Saturday, September 23, 2023

Thoughts on a Saturday Morning

It's been a while since I've written.  I'm too exhausted most of the time to do much of anything once I'm finished with work and house or yard stuff.  I miss writing, though, so I'm taking time this morning to put some thoughts down.

I haven't written anything about going back to work.  I'm not sure why.  It was a huge change in my life for sure.  That whole time was pretty overwhelming, so maybe I just didn't have the words.  I do now.

When it became clear that I needed to find a job, I wasn't sure where to even look.  I had been out of the workforce for so many years that I was pretty sure I would be stuck with retail or something similar.  I was sitting on the patio checking email one day when I got a blast email from Holy Cross that they were looking for a theology teacher and campus minister.  The thought crossed my mind that I could do that.  I had worked with kids and ministry all my life.  I used to teach.  I thought about it for a hot minute and then moved on.  The next day, I saw the same notice on Holy Cross's Facebook page.  I got that nagging feeling in the back of my mind like I do that this was something I needed to pay attention to, but again, I scrolled on.  Not long after that, I got another notice about it.  I can't remember now if it was an email, or it came up on Facebook again.  This time, I thought, "Okay, God.  I hear you."

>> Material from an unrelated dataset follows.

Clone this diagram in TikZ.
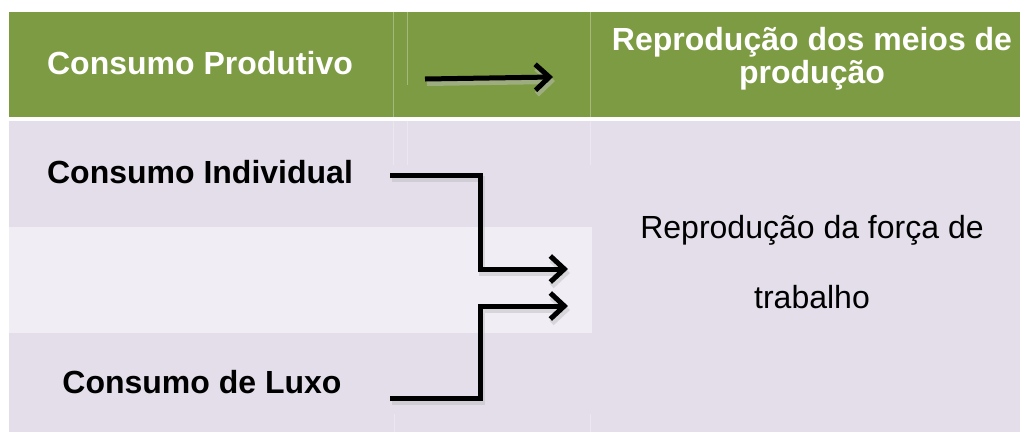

I reached out to my high school friend, Susan, who works there and asked about it.  She was so supportive and encouraged me to apply.  Kirk helped me get my CV together, and I emailed it in on a Monday.  That night, the principal called me to see if I would come in for an interview on Wednesday.  I did, and by the following Monday, I had the job.  I would be the senior theology teacher for Catholic Social Teaching, have a class of sophomores for Paschal Mystery/Church History, and shadow to be the next campus minister.  It was so fast, I didn't even have time to think, but when I did, I panicked.  Holy crap!  I hadn't been in a classroom for years!  The last time I taught, I used an overhead projector.  I was so scared of the technology piece I almost shut down.  The curriculum was a breeze, but my tablet sent me into a tizzy. But there I was, going back into the classroom where I knew I belonged.

It was a rough start.  OneNote.  Teams.  Online learning for kids who had Covid.  Masking up every day.  Creating content.  It was a s t r u g g l e.  I was blessed to have a great principal who sat with me and walked me through how to use the gradebook.  How to make a seating chart.  How to do lunch count.  Our IT guy is a SAINT on earth.  He was so patient with me and worked with me without any sighs or eye rolls.  I learned stuff.  I created lessons.  I had success.  I failed a lot.  My brain was exhausted all of the time.  I slept in my room during planning periods.  I loved, loved, loved my students...Well, most of them anyway!  Lol!  

I loved my job, but I felt like an imposter.  How could I possibly be doing this?  I kept waiting for someone to see that I really didn't know what I was doing but I kept getting good reviews on my observations.  I got kuddos from my principal, constant reassurance that I was doing a great job.  Eventually, I began to believe in myself.

Part of me felt really angry that I was back at work, that my life was upended without my consent. I didn't want Kirk to know I was happy at what I was doing.  Part of me felt like this job, if I had to work, was my consolation prize from God.  That if I had to work, then I was going to be able to do something that I loved, and it gave me the chance to be creative and have fun and have time off to nurture my soul. It took me a long time to let go of the anger and just enjoy being at work.

I still feel like an imposter.  I still have some resentment for having to go back to work without my consent.  It's not as strong as it was, and that's good.  I often ask myself if I won the lottery would I still get up at 5:45 every morning and go teach a bunch of teenagers.  I think yeah.  I'm pretty sure God put me here for a reason.  I love what I do, and I'm not done yet.